Most of us learn from a young age that there two sides to everything.
We have yes and no, good and bad and light and dark. We see the “yes, good and light,” as the states we desire to achieve and the “no, bad and dark” as that which we should strive to avoid.
As children, we live for the “good girl/boy” moments, the good grades and the things that make us smile: candy, cartoons and summer vacations. We avoid the green vegetables, books and the discipline of the learning environment.
While the lighter things in life are certainly blessings, it is our darkness that enables us to grow.
The test that we breezed through may quickly fade in our memory, but the one that we failed, and had to look up again, find the right answers and discard the incorrect information will stick with us much longer.
Our spiritual lessons work in the same way.
Too often, we rest in our lighter moments. We focus on the things that come easy for us. We stuff our jealousy, grief and pain, deep down inside as if it will somehow disappear. We stand in the middle of a burning house, giving thanks for the warmth.
If we refuse to look inward, then our inner fears and pain will do what they have to do to get noticed. When we can’t see our own issues, we will project them onto other people.
Do you ever notice that you tend to bring the same type of challenging people into your life? They might be bullies, or victims, prejudiced, or lazy. You think, “I could never be like that!”

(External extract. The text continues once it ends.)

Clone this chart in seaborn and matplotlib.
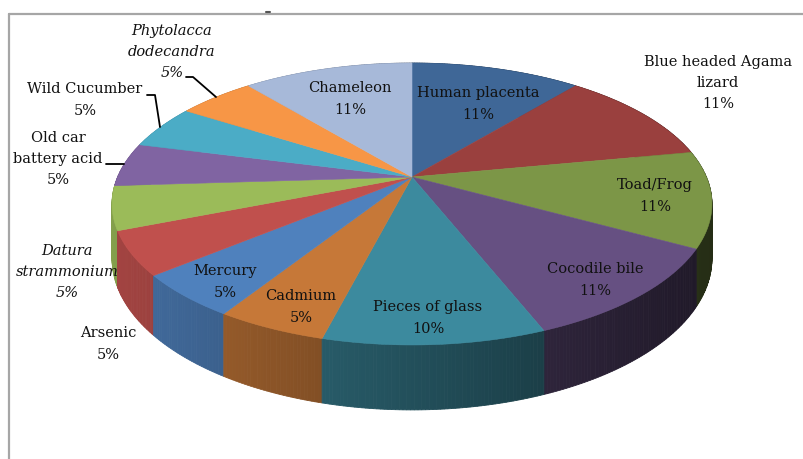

Never is a very long time. Chances are, you could be.
You may hate bullies, but when backed into a corner, you display the same cowardly, aggressive behavior.
You may be offended by the behavior of certain judgmental religious groups. You judge them to be wrong and bad.
You point out all the “stupid” people on the road and then carelessly lock your keys in your car.
You need look no farther that the people who annoy and offend you the most to find out where your shadow lurks.
Finding your shadow is usually not that hard. Owning and healing it is where we run away screaming.
When you find your shadow, not only do you have to deal with your own pain, but see, understand and acknowledge the pain you have caused in others.
That can be the hardest part of all. When you project your unhealed shadow onto friends, co-workers and romantic partners, you can destroy loving and supportive relationships and become all that you despise.
Is it our fault or weakness that we have a shadow? No. Our shadow may have come from a childhood wound that we had no control over. A trusted companion may betray or hurt us and we lose our ability to trust and see that same tendency in others.
Having a shadow makes us human. Dealing with it makes us powerful. Not dealing with it doesn’t make it go away.
When you find yourself feeling stressed outraged or offended by another’s behavior, dig deeper.
Why does this bother me? What does it remind me of? Do I engage in some form of this behavior?
A bully may justify their behavior as a teaching tool or “character builder” but hide a secret of past abuse for which they had to “toughen up.” A victim will see bullies everywhere and in true victim form, “can’t do anything about it.” A person insecure about their intelligence may see “stupid” people everywhere and feel that it is their duty to point out that stupidity, because it makes them appear smarter and set apart from the “stupid” people.
When we point the fingers “out there” it takes the focus off of ourselves and we lose a valuable opportunity to heal and grow. We destroy friendships and relationships because we see the “bad” in others that we refuse to see in ourselves.
Here are some ways you can identify your shadow:
- Look at the people in your life who you don’t get along with. What is it about them that bothers you? In what ways do you exhibit those qualities?
- What types of behaviors do you find the most annoying and inexcusable? What past or childhood memories do they bring up?
- Which of the worlds problems bothers you the most? Does it have any personal meaning for you?
- What period in history makes you the most emotional? Are you angry about slavery? The genocide of indigenous cultures? The Holocaust? The burning of alleged witches?
Meditate, journal or discuss it with a friend. When you discover where your shadow is hiding, shine some light on it. You may feel resistance because the ego doesn’t like when we do this type of work.
What you will find out is that in some form, you are expressing this shadow in your present life. While you don’t need to be afraid of it, if you ignore it for too long, it will sabotage your success as well as destroy relationships.
Your shadow is not the enemy. It is like an inner child who acts out because we ignore it.
Your shadow can become a valuable ally assisting you to grow stronger and heal wounds that have festered for far too long. The biggest fear you may ever have to face, is the one that you lock inside of yourself. If you can face that, then nothing can stand in the way of your success, growth and healing.